Sanchez asked Cross and SEC attorney-fellow Rebecca Olsen to describe the relationship between the MA rule and Municipal Securities Rulemaking Board Rule G-23 on activities of financial advisors. G-23 prohibits financial advisors from also serving as underwriters on the same transaction. Bond lawyers have questioned whether a municipal advisor under the SEC rule must also be a financial advisor under the MSRB rule. Some have suggested that dealers could offer unsolicited advice to issuers, accept the fiduciary duty that comes with that, and then inform the issuer that they will seek to underwrite at an arm’s length later with no fiduciary duty attached at that time.  

But the two regulators were quick to discourage that line of thinking.

“Rule G-23 still needs to be complied with,” Olsen said.

Cross underscored the intent of G-23, which was designed to prevent dealer-affiliated financial advisors from recommending bond deals that they then underwrite, regardless of whether those deals are in the best interest of the municipality.

“That seems like the classic role-switching that the MSRB rule relates to,” Cross said.

Firms will be required to register as MAs with the SEC under the rule on a staggered basis beginning July 1 2014, though the substantive and interpretative aspects of the rule will take effect 60 days following the publication of the rule in the Federal Register, which has not yet happened.

About 1,150 MAs are currently registered under a temporary registration rule that expires at the end of 2014. Cross said he expects that number to remain about the same once final registration is finished.

But Lanny Schwartz, a lawyer at Davis Polk & Wardwell LLP who also took part in the webinar, said some firms have been “waiting in the weeds” to register under the final rule. Cross said those firms should already be registered under the temporary rule.

The MSRB has the task of creating rules with which registered MAs must comply.

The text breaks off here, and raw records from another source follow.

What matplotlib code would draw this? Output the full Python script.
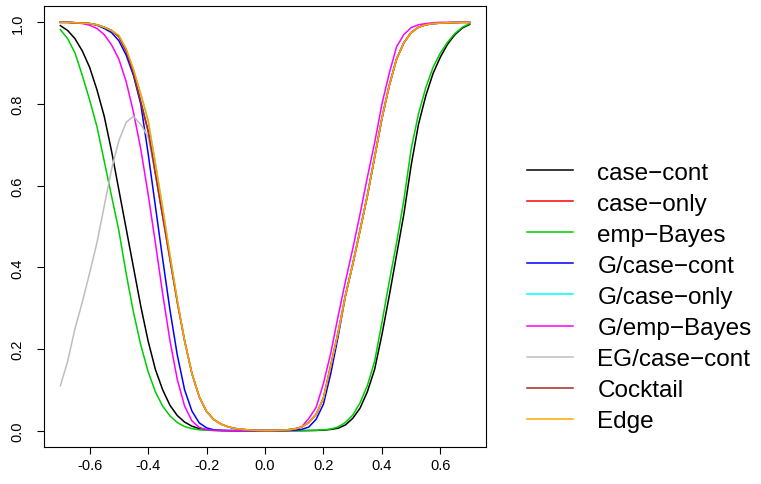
import matplotlib
matplotlib.use("Agg")
import matplotlib.pyplot as plt

plt.rcParams['font.family'] = ['Liberation Sans', 'DejaVu Sans']

# effect size grid (step 0.025)
x = [-0.700, -0.675, -0.650, -0.625, -0.600, -0.575, -0.550, -0.525, -0.500, -0.475,
     -0.450, -0.425, -0.400, -0.375, -0.350, -0.325, -0.300, -0.275, -0.250, -0.225,
     -0.200, -0.175, -0.150, -0.125, -0.100, -0.075, -0.050, -0.025, 0.000, 0.025,
     0.050, 0.075, 0.100, 0.125, 0.150, 0.175, 0.200, 0.225, 0.250, 0.275,
     0.300, 0.325, 0.350, 0.375, 0.400, 0.425, 0.450, 0.475, 0.500, 0.525,
     0.550, 0.575, 0.600, 0.625, 0.650, 0.675, 0.700]

# power curves
case_cont = [0.992, 0.98, 0.96, 0.93, 0.89, 0.835, 0.77, 0.685, 0.59, 0.495,
             0.40, 0.305, 0.22, 0.15, 0.10, 0.062, 0.037, 0.021, 0.011, 0.005,
             0.0025, 0.001, 0.0004, 0.0001, 0, 0, 0, 0, 0, 0,
             0, 0, 0, 0.0001, 0.0003, 0.0006, 0.0012, 0.003, 0.006, 0.014,
             0.03, 0.055, 0.095, 0.15, 0.235, 0.33, 0.43, 0.53, 0.65, 0.75,
             0.82, 0.875, 0.915, 0.947, 0.97, 0.986, 0.995]
emp_bayes = [0.982, 0.96, 0.925, 0.87, 0.81, 0.745, 0.66, 0.575, 0.49, 0.385,
             0.29, 0.21, 0.145, 0.095, 0.06, 0.036, 0.02, 0.01, 0.005, 0.002,
             0.001, 0.0003, 0.0001, 0, 0, 0, 0, 0, 0, 0,
             0, 0, 0, 0.0002, 0.0005, 0.001, 0.002, 0.004, 0.009, 0.02,
             0.038, 0.068, 0.11, 0.17, 0.265, 0.365, 0.46, 0.565, 0.69, 0.776,
             0.84, 0.89, 0.925, 0.952, 0.973, 0.988, 0.997]
g_case_cont = [1.0, 1.0, 0.999, 0.998, 0.997, 0.993, 0.985, 0.975, 0.955, 0.92,
               0.87, 0.80, 0.68, 0.55, 0.42, 0.295, 0.185, 0.10, 0.048, 0.019,
               0.007, 0.002, 0.0007, 0.0002, 0.0001, 0, 0, 0, 0, 0,
               0.0002, 0.0005, 0.0012, 0.003, 0.009, 0.028, 0.065, 0.14, 0.23, 0.33,
               0.407, 0.49, 0.575, 0.67, 0.765, 0.845, 0.91, 0.95, 0.975, 0.988,
               0.994, 0.997, 0.998, 0.999, 0.9995, 1.0, 1.0]
g_emp_bayes = [1.0, 1.0, 0.999, 0.997, 0.993, 0.985, 0.97, 0.945, 0.91, 0.855,
               0.78, 0.69, 0.58, 0.46, 0.335, 0.22, 0.125, 0.06, 0.024, 0.008,
               0.0025, 0.0008, 0.0002, 0, 0, 0, 0, 0, 0, 0.0001,
               0.0004, 0.001, 0.003, 0.009, 0.03, 0.057, 0.116, 0.19, 0.28, 0.365,
               0.445, 0.53, 0.62, 0.705, 0.80, 0.875, 0.94, 0.97, 0.987, 0.994,
               0.997, 0.999, 1.0, 1.0, 1.0, 1.0, 1.0]
edge = [1.0, 1.0, 0.999, 0.998, 0.997, 0.994, 0.988, 0.98, 0.968, 0.935,
        0.885, 0.825, 0.76, 0.655, 0.545, 0.43, 0.32, 0.22, 0.14, 0.083,
        0.047, 0.027, 0.016, 0.009, 0.005, 0.003, 0.0015, 0.0008, 0.0005, 0.0006,
        0.001, 0.002, 0.004, 0.009, 0.02, 0.04, 0.08, 0.16, 0.24, 0.33,
        0.407, 0.49, 0.575, 0.67, 0.765, 0.845, 0.91, 0.95, 0.975, 0.988,
        0.994, 0.997, 0.998, 0.999, 0.9995, 1.0, 1.0]
cocktail = [1.0, 1.0, 0.999, 0.998, 0.997, 0.994, 0.988, 0.98, 0.965, 0.93,
            0.875, 0.805, 0.735, 0.63, 0.525, 0.42, 0.315, 0.22, 0.14, 0.083,
            0.047, 0.027, 0.016, 0.009, 0.005, 0.003, 0.0015, 0.0008, 0.0005, 0.0006,
            0.001, 0.002, 0.004, 0.009, 0.02, 0.04, 0.08, 0.16, 0.24, 0.33,
            0.407, 0.49, 0.575, 0.67, 0.765, 0.845, 0.91, 0.95, 0.975, 0.988,
            0.994, 0.997, 0.998, 0.999, 0.9995, 1.0, 1.0]
eg_case_cont = [0.11, 0.17, 0.25, 0.315, 0.386, 0.46, 0.55, 0.64, 0.71, 0.755,
                0.77, 0.75, 0.72, 0.63, 0.525, 0.42, 0.315, 0.22, 0.14, 0.083,
                0.047, 0.027, 0.016, 0.009, 0.005, 0.003, 0.0015, 0.0008, 0.0005, 0.0006,
                0.001, 0.002, 0.004, 0.009, 0.02, 0.04, 0.08, 0.16, 0.24, 0.33,
                0.407, 0.49, 0.575, 0.67, 0.765, 0.845, 0.91, 0.95, 0.975, 0.988,
                0.994, 0.997, 0.998, 0.999, 0.9995, 1.0, 1.0]
case_only = cocktail      # hidden under Cocktail in the picture
g_case_only = edge        # hidden under Edge in the picture

labels = ['case\u2212cont', 'case\u2212only', 'emp\u2212Bayes', 'G/case\u2212cont',
          'G/case\u2212only', 'G/emp\u2212Bayes', 'EG/case\u2212cont', 'Cocktail', 'Edge']
series = [case_cont, case_only, emp_bayes, g_case_cont, g_case_only,
          g_emp_bayes, eg_case_cont, cocktail, edge]
colors = ['black', 'red', '#00CD00', 'blue', 'cyan', 'magenta', '#BEBEBE', '#A52A2A', 'orange']

fig = plt.figure(figsize=(7.61, 4.85), dpi=100)
ax = fig.add_axes([44 / 761, 1 - 448 / 485, 442 / 761, 441 / 485])

for y, c, lab in zip(series, colors, labels):
    ax.plot(x, y, color=c, lw=1.1, label=lab)

ax.set_xlim(-0.756, 0.756)
ax.set_ylim(-0.04, 1.04)
ax.set_xticks([-0.6, -0.4, -0.2, 0.0, 0.2, 0.4, 0.6])
ax.set_yticks([0.0, 0.2, 0.4, 0.6, 0.8, 1.0])
ax.set_xticklabels(['-0.6', '-0.4', '-0.2', '0.0', '0.2', '0.4', '0.6'])
ax.set_yticklabels(['0.0', '0.2', '0.4', '0.6', '0.8', '1.0'], rotation=90, va='center')
ax.tick_params(direction='out', length=5, width=0.8, labelsize=10.5)
ax.tick_params(axis='x', pad=3)
ax.tick_params(axis='y', pad=9)
for s in ax.spines.values():
    s.set_linewidth(0.8)

leg = fig.legend(loc='center left', bbox_to_anchor=(505 / 761, 1 - 298 / 485),
                 frameon=False, fontsize=17.5, handlelength=1.9, handletextpad=1.0,
                 labelspacing=0.37)
for line in leg.get_lines():
    line.set_linewidth(1.1)

fig.savefig('out.png', dpi=100)
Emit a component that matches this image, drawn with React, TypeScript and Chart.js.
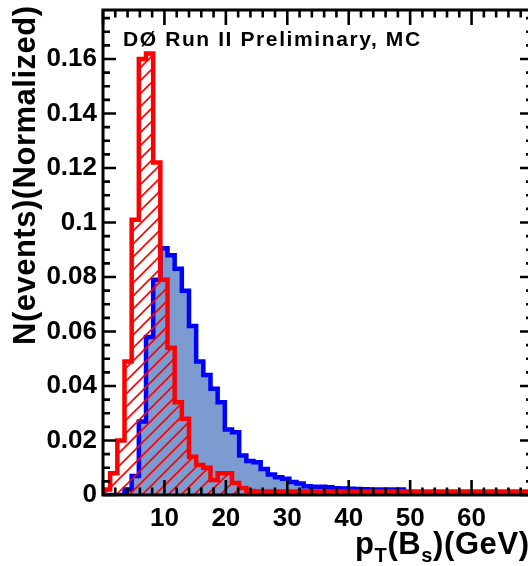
import React, { useEffect, useRef } from 'react';
import { Chart, registerables } from 'chart.js';

Chart.register(...registerables);

// ---- data ----
const X_MIN = 0;
const X_MAX = 70;
const BIN_WIDTH = 70 / 60; // 60 bins over 0-70 GeV
const Y_MIN = 0;
const Y_MAX = 0.178;

const xTickLabels = ['10', '20', '30', '40', '50', '60'];
const yTickLabels = ['0', '0.02', '0.04', '0.06', '0.08', '0.1', '0.12', '0.14', '0.16'];

// red hatched histogram
const redValues = [
  0.002, 0.008, 0.020, 0.049, 0.101, 0.160, 0.162, 0.122, 0.079, 0.054,
  0.034, 0.028, 0.014, 0.011, 0.010, 0.0055, 0.008, 0.008, 0.0044, 0.0026,
  0.0015, 0.0013, 0.0013, 0.0013, 0.0013, 0.0013, 0.0013, 0.0013, 0.0013, 0.0013,
  0.0013, 0.0013, 0.0013, 0.0013, 0.0013, 0.0013, 0.0013, 0.0013, 0.0013, 0.0013,
  0.0013, 0.0013, 0.0013, 0.0013, 0.0013, 0.0013, 0.0013, 0.0013, 0.0013, 0.0013,
  0.0013, 0.0013, 0.0013, 0.0013, 0.0013, 0.0013, 0.0013, 0.0013, 0.0013, 0.0013,
];

// blue filled histogram
const blueValues = [
  0, 0, 0, 0.002, 0.007, 0.027, 0.058, 0.079, 0.0906, 0.088,
  0.083, 0.075, 0.062, 0.049, 0.044, 0.039, 0.034, 0.024, 0.023, 0.0145,
  0.0125, 0.012, 0.0095, 0.0075, 0.0065, 0.006, 0.0048, 0.0042, 0.0032, 0.003,
  0.003, 0.0028, 0.0025, 0.0024, 0.0023, 0.0022, 0.0021, 0.002, 0.002, 0.002,
  0.002, 0.002, 0, 0, 0, 0, 0, 0, 0, 0,
  0, 0, 0, 0, 0, 0, 0, 0, 0, 0,
];

const FONT = '"Liberation Sans", Arial, Helvetica, sans-serif';

function toSteps(values: number[]) {
  const pts = [{ x: X_MIN, y: 0 }];
  values.forEach((v, i) => pts.push({ x: X_MIN + i * BIN_WIDTH, y: v }));
  pts.push({ x: X_MAX, y: values[values.length - 1] });
  return pts;
}

function makeHatch(): CanvasPattern | string {
  const s = 13;
  const c = document.createElement('canvas');
  c.width = s;
  c.height = s;
  const g = c.getContext('2d');
  if (!g) return 'rgba(255,0,0,0.3)';
  g.strokeStyle = '#ff0000';
  g.lineWidth = 1.6;
  g.beginPath();
  g.moveTo(-1, s + 1);
  g.lineTo(s + 1, -1);
  g.moveTo(-2, 2);
  g.lineTo(2, -2);
  g.moveTo(s - 2, s + 2);
  g.lineTo(s + 2, s - 2);
  g.stroke();
  return g.createPattern(c, 'repeat') || 'rgba(255,0,0,0.3)';
}

const framePlugin = {
  id: 'rootFrame',
  afterDatasetsDraw(chart: any) {
    const { ctx, chartArea: a, scales } = chart;
    const xs = scales.x;
    const ys = scales.y;
    ctx.save();
    ctx.strokeStyle = '#000';
    ctx.lineWidth = 2.6;
    ctx.beginPath();
    for (let v = X_MIN; v <= X_MAX + 1e-9; v += 2) {
      const px = xs.getPixelForValue(v);
      const major = Math.abs(v % 10) < 1e-9;
      const len = major ? 15 : 7.5;
      ctx.moveTo(px, a.bottom);
      ctx.lineTo(px, a.bottom - len);
      ctx.moveTo(px, a.top);
      ctx.lineTo(px, a.top + len);
    }
    for (let i = 0; i * 0.005 <= Y_MAX + 1e-9; i++) {
      const v = i * 0.005;
      const py = ys.getPixelForValue(v);
      const len = i % 4 === 0 ? 13 : 7;
      ctx.moveTo(a.left, py);
      ctx.lineTo(a.left + len, py);
      ctx.moveTo(a.right, py);
      ctx.lineTo(a.right - len, py);
    }
    ctx.stroke();
    ctx.lineWidth = 3;
    ctx.strokeRect(a.left, a.top, a.right - a.left, a.bottom - a.top);
    ctx.restore();
  },
};

export default function App() {
  const ref = useRef<HTMLCanvasElement | null>(null);

  useEffect(() => {
    if (!ref.current) return;
    const hatch = makeHatch();
    const chart = new Chart(ref.current, {
      type: 'line',
      data: {
        datasets: [
          {
            label: 'red',
            data: toSteps(redValues),
            stepped: 'before',
            borderColor: '#ff0000',
            borderWidth: 4.5,
            backgroundColor: hatch as any,
            fill: 'origin',
            pointRadius: 0,
            borderJoinStyle: 'miter',
            borderCapStyle: 'butt',
            order: 1,
          },
          {
            label: 'blue',
            data: toSteps(blueValues),
            stepped: 'before',
            borderColor: '#0000ff',
            borderWidth: 4.5,
            backgroundColor: '#7b9bd1',
            fill: 'origin',
            pointRadius: 0,
            borderJoinStyle: 'miter',
            borderCapStyle: 'butt',
            order: 2,
          },
        ],
      },
      options: {
        animation: false,
        responsive: false,
        devicePixelRatio: 1,
        layout: { padding: { top: 10, right: 12, left: 0, bottom: 0 } },
        plugins: {
          legend: { display: false },
          tooltip: { enabled: false },
        },
        scales: {
          x: {
            type: 'linear',
            min: X_MIN,
            max: X_MAX,
            grid: { display: false, drawTicks: false },
            border: { display: false },
            ticks: {
              stepSize: 10,
              includeBounds: false,
              autoSkip: false,
              maxRotation: 0,
              padding: 8,
              color: '#000',
              font: { family: FONT, size: 26, weight: 'bold' },
              callback: (v: any) => {
                const s = String(Math.round(Number(v)));
                return xTickLabels.includes(s) ? s : '';
              },
            },
            afterFit: (s: any) => {
              s.height = 71;
              s.paddingLeft = 0;
              s.paddingRight = 0;
            },
          },
          y: {
            type: 'linear',
            min: Y_MIN,
            max: Y_MAX,
            grid: { display: false, drawTicks: false },
            border: { display: false },
            ticks: {
              stepSize: 0.02,
              includeBounds: false,
              autoSkip: false,
              padding: 6,
              color: '#000',
              font: { family: FONT, size: 26, weight: 'bold' },
              callback: (v: any) => {
                const s = String(parseFloat(Number(v).toFixed(3)));
                return yTickLabels.includes(s) ? s : '';
              },
            },
            afterFit: (s: any) => {
              s.width = 103;
              s.paddingTop = 0;
              s.paddingBottom = 0;
            },
          },
        },
      } as any,
      plugins: [framePlugin],
    });
    return () => chart.destroy();
  }, []);

  const textBase: React.CSSProperties = {
    position: 'absolute',
    fontFamily: FONT,
    fontWeight: 'bold',
    color: '#000',
    whiteSpace: 'nowrap',
  };

  return (
    <div style={{ position: 'absolute', left: 0, top: 0, width: 528, height: 566, overflow: 'hidden', background: '#fff' }}>
      <canvas ref={ref} width={545} height={566} style={{ position: 'absolute', left: 0, top: 0, width: 545, height: 566 }} />
      <div style={{ ...textBase, left: 123, top: 28, fontSize: 21, lineHeight: '21px', letterSpacing: '1.6px' }}>
        DØ Run II Preliminary, MC
      </div>
      <div
        style={{
          ...textBase,
          left: 9,
          top: 345,
          fontSize: 31,
          lineHeight: '31px',
          letterSpacing: '0.5px',
          transformOrigin: '0 0',
          transform: 'rotate(-90deg)',
        }}
      >
        N(events)(Normalized)
      </div>
      <div style={{ ...textBase, left: 355, top: 528, fontSize: 31, lineHeight: '31px', letterSpacing: '0.6px' }}>
        p<span style={{ fontSize: 20, position: 'relative', top: 8 }}>T</span>(B
        <span style={{ fontSize: 20, position: 'relative', top: 8 }}>s</span>)(GeV)
      </div>
    </div>
  );
}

MSRB executive director Lynnette Kelly told webinar participants that while the MSRB board has control over the rulemaking agenda, she expects it may take up a fiduciary duty and fair dealing requirements first and tackle other rules or rule changes over the next 12-18 months. Those are likely to include requirements on supervision, gifts and gratuities, political contributions and professional qualifications. The MSRB also has to develop a professional exam for MAs, who will have to register with the board as well as the SEC.